When my daughter Josephine was a baby, I dressed her in overalls and kept her hair short. As she got older, we played sports together, worked in the garage with tools together, and generally did "manly" things. Then, one day, at around two-years-old, she came into possession of a bejeweled crown, put it on her head and said to me, "You just don't understand what girls do." She then wore a crown of some kind almost every day until she headed off to kindergarten. She was exploring that box because she had to explore that box, just as I had spent much of my boyhood playing at soldier or cowboy or Batman because I had to.

"I'll rescue her! What does she look like?" "She's orangish-yellow and has long hair and pictures of bows on her side."

Then, once we understand the box, we spend the rest of our lives trying to climb out as we strive to create who we are, who we really are, as individuals. Meanwhile, the rest of the world, in their lazy bigotry, seeks to keep us in those boxes, even feeling threatened by us or worried for us when we try to climb out.

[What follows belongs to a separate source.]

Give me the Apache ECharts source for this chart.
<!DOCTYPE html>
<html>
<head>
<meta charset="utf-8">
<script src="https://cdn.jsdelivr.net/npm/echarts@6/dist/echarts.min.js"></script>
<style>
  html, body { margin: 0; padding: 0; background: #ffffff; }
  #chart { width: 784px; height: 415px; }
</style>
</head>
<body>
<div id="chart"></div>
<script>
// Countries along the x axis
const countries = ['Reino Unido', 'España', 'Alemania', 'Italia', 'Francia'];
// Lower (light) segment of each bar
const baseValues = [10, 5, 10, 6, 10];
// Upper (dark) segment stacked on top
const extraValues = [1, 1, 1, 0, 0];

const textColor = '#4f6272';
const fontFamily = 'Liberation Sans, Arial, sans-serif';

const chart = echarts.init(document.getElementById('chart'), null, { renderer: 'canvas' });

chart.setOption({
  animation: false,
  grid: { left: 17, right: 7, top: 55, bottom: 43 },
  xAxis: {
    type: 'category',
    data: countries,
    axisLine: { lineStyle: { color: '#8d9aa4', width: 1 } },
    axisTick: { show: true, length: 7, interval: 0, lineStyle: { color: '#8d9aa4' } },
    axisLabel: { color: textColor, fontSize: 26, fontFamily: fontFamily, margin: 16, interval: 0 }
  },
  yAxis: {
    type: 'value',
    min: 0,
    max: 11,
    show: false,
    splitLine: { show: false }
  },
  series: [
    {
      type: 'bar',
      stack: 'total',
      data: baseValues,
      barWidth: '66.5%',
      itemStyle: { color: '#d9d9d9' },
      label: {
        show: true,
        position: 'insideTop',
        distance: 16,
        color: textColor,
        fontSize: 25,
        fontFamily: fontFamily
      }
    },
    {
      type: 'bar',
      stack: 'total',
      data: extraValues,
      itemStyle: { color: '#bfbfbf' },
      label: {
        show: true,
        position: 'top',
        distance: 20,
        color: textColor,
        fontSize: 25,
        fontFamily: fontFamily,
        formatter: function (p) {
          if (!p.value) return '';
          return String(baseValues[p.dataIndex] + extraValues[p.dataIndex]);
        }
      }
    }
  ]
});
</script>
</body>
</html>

"Don't worry, I'll find her!"

The boxes are real and at one level they are useful, just as Tannen's book helped me better understand "women." On the other hand, they are traps, just as her book told me nothing valuable about the individual women with whom I actually spent my life. We're not going to get rid of the boxes. Even if we did manage to tear them all up, we would simply, as a society, construct new ones because it's part of what humans do. I guess we just like to play with boxes.

What we can do, however, is to remember that the person with whom we are, just like us, is striving to climb out, and to offer them a hand if they need it.